Monday, July 7, 2008

Running Away

There are a lot of reasons to justify running away from things, situations, people that scare and intimidate us. I've had my share of running. I run in different ways for different reasons, reasons that I am not proud of. I'll avoid situations because I don't want to find out the truth about myself. I don't want people to build high expectations only to become dissappointed. Ultimately, I can't handle facing my deepest fear- that I am not good enough.

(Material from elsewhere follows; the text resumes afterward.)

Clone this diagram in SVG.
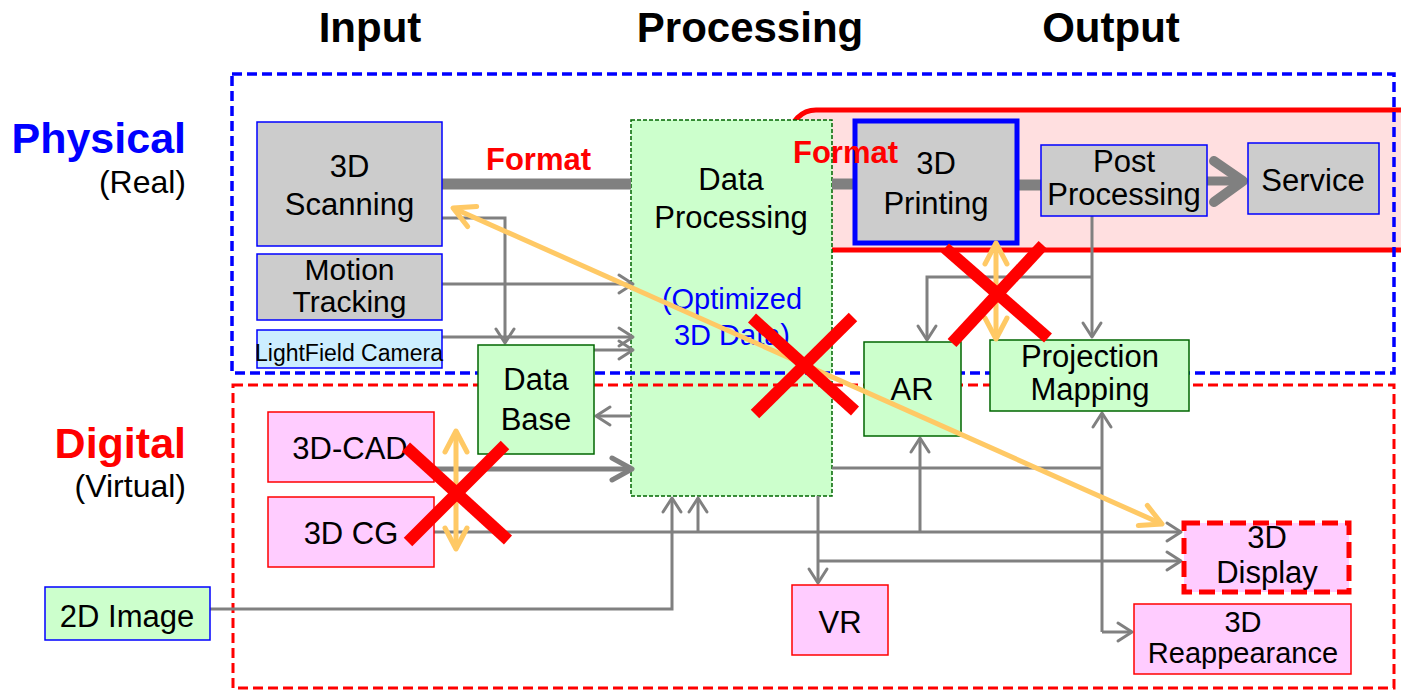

Since I graduated from UWI, I have had a total of 4 jobs, each quite different from the other. It shames me to say- 4 jobs in 2 years. From passenger agent to receptionist at a jewelry boutique, to communications assistant to receptionist at a day spa. My family asks me, whenever they see me whether I have chosen my career path as yet. When am I going back to school to complete my Masters? Sometimes I feel like a total loser for not knowing what kind of career drives and motivates me. I think to myself, shouldn't I know by now? Haven't I made enough guesses, enough wrong turns? Why can't I just stick to something, anything? It's like I have commitment anxiety to work.

But I don't want to be a drifter, a floater, a dreamer and yet that is exactly what I appear to be. I guess that's what upsets me the most. I don't like who I appear to be, because it's not who I am. In my last couple of jobs to the present I've felt like I've hit the replay button. A drama keeps unfolding where I find myself butting up against these super defensive egos that want to antagonise, punish and blame the people who work for them. Work morale is low, working environments are tense and there are too many questions: Why do they treat people like that? How did I get myself into this situation? And the most important ones being Why am I here? and Should I really stand for this nonsense?
Many times I've seen myself as the victim, but this time I realise that it really has nothing to do with me. What happened to these people that they feel they can't trust and have to emotionally bully people into submission? What happened to me that I keep attracting the same relationships, the same employers? Do I not think that I deserve more?

Sometimes I wish my guardian angel could just speak to me with real words, guide me, tell me where I need to go. I don't want to run anymore and I don't want to play the victim. I really am just looking forward to working towards something, something that improves me and allows me to help others. I want stability, and the peace of mind that comes with it. But it seems as if the Universe has other plans and I can only choose to go with the flow and trust that everything will work out in the end. Trust- it's like I don't even know what that means anymore. How can I not be dissappointed? Who wants to uproot again, to start over again, to search again and hope for the best? Is hope all I have these days?
Why do I stay?
To prove that I am not a quitter. To who?
To continue to make a financial contribution to my family.
Because I am comfortable and afraid of change.
Because no job is perfect and people are not perfect and this could be the ultimate lesson that I need to learn
Because I am afraid of how I will appear, of what people, my family will think.
To reach this evolutionary state of heightened awareness that shows me that I can endure, that people and circumstances do not dictate my happiness, to allow myself to see the person beyond the ego, beyond the pain and give myself the chance, the challenge to recognise the divinity within? The divinity that connects us all.
Because I don't want to run away again.
How do I justify leaving?
To take a stand for myself.
To no longer underestimate my value and self worth.
To prove to myself that I don't have to or need to take crap from anyone.
To trust in the Universe for guidance and direction, for opportunity.
Because I can contribute to my family with any job.
To prove to myself that I am not manipulated into making decisions based upon what people think and expect of me
To trust in this process, this journey, my path
To prove to myself that I will not let the fear of the unknown cripple me into indecision- to embrace the unknown
Indecision is a decision to do nothing and take no responsibility.
I am tired of analysing and overanalysing.
For once I want to know, for once I want to trust, for once I want to put faith into action and beyond words. For once.